I am working on a time series classification problem (5 classes) where the input contains 4 features with 90 samples for each feature.

class GRUModel(nn.Module):
    def __init__(self, feature_size, hidden_size, output_size):
        super(GRUModel, self).__init__()
        self.gru = nn.GRU(feature_size, hidden_size, batch_first=True)
        self.fc1 = nn.Linear(hidden_size, 64)
        self.fc2 = nn.Linear(64, output_size)
    
    def forward(self, x):
        out, _ = self.gru(x)
        out = out[:, -1, :] 
        out = self.fc1(out)
        out = self.fc2(out)
        return out

I’m looking on the weights of the first layer (the layer which first multiple the features):

l_feature_names     = ['Feature_1', 'Feature_2', 'Feature_3', 'Feature_4', 'Feature_5', 'Feature_6', 'Feature_7', 'Feature_8']
first_layer_weights = np.abs(model.gru.weight_ih_l0.data.sum(axis=0))

plt.rc('font', size=16)
plt.figure(figsize=(30, 6))
plt.bar(l_feature_names, first_layer_weights)
plt.title('First layer')
plt.ylabel('Weights')
plt.show()

when looking at the graph I created above, is it correct that features with larger weights have a greater impact on the model, or is that not necessarily the case?"

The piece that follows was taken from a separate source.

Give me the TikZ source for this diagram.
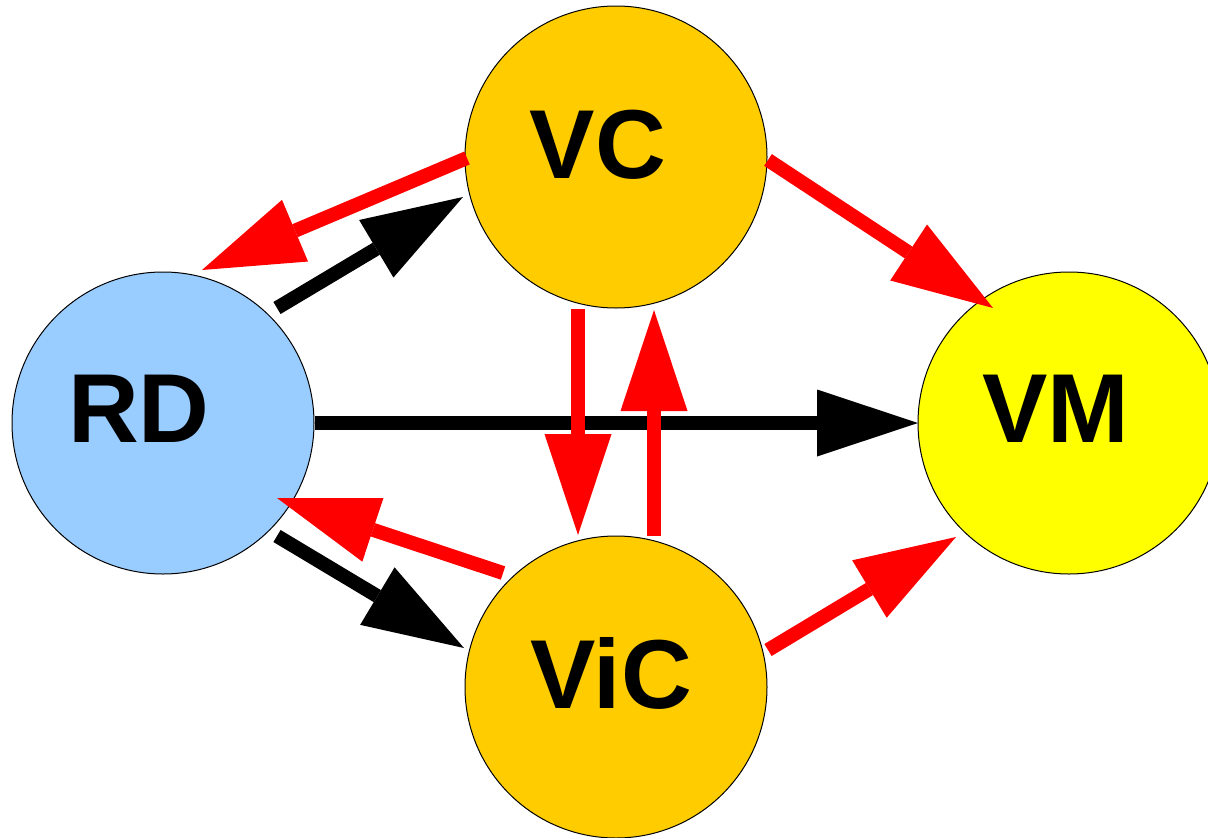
\documentclass[tikz,border=0pt]{standalone}
\usepackage{fontspec}
\setmainfont{Liberation Sans}
\usetikzlibrary{arrows.meta,calc}
\definecolor{vcorange}{HTML}{FFCC00}
\definecolor{rdblue}{HTML}{99CCFF}
\definecolor{vmyellow}{HTML}{FFFF00}
\definecolor{arrred}{HTML}{FF0000}
\tikzset{
  ball/.style={circle,draw=black,line width=1pt,minimum size=302pt,inner sep=0pt,outer sep=0pt},
  lbl/.style={inner sep=0pt,outer sep=0pt,font=\fontsize{98}{100}\selectfont\bfseries},
  bigarrow/.style={line width=14pt,line cap=butt,-{Triangle[length=101pt,width=67pt,line width=0pt]}},
  redarrow/.style={bigarrow,draw=arrred},
  blackarrow/.style={bigarrow,draw=black}
}
\begin{document}
\begin{tikzpicture}[x=1pt,y=-1pt]
\useasboundingbox (0,0) rectangle (1208,838);
\clip (0,0) rectangle (1208,838);
\node[ball,fill=rdblue] (RD) at (163,423) {};
\node[ball,fill=vcorange] (VC) at (616,157) {};
\node[ball,fill=vmyellow] (VM) at (1069,423) {};
\node[ball,fill=vcorange] (ViC) at (616,687) {};
\node[lbl] (tRD) at (139,408.5) {RD};
\node[lbl] (tVC) at (598,145) {VC};
\node[lbl] (tVM) at (1056,408.5) {VM};
\node[lbl] (tViC) at (611,673) {ViC};
% arrows
\draw[blackarrow] ($(RD.center)+(114,-115)$) -- ($(VC.center)+(-153,40)$);
\draw[redarrow] ($(VC.center)+(-149,1)$) -- ($(RD.center)+(39,-153)$);
\draw[redarrow] ($(VC.center)+(152,3)$) -- ($(VM.center)+(-76,-115)$);
\draw[blackarrow] ($(RD.center)+(152,0)$) -- ($(VM.center)+(-151,0)$);
\draw[redarrow] ($(VC.center)+(-38,152)$) -- ($(ViC.center)+(-38,-152)$);
\draw[redarrow] ($(ViC.center)+(38,-151)$) -- ($(VC.center)+(38,153)$);
\draw[redarrow] ($(ViC.center)+(-113,-114)$) -- ($(RD.center)+(114,75)$);
\draw[blackarrow] ($(RD.center)+(114,113)$) -- ($(ViC.center)+(-152,-39)$);
\draw[redarrow] ($(ViC.center)+(152,-37)$) -- ($(VM.center)+(-113,114)$);
\end{tikzpicture}
\end{document}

Additionally, by examining the weights of the last layer:

l_class_names     = ['class_1','class_2', 'class_3', 'class_4', 'class_5']
last_layer_weights = np.abs(model.fc2.weight.data.sum(axis=1))

plt.rc('font', size=16)
plt.figure(figsize=(30, 6))
plt.bar(l_class_names, last_layer_weights)
plt.title('First layer')
plt.ylabel('Weights')
plt.show()

can we determine for which classes the model has more confidence in its classification?"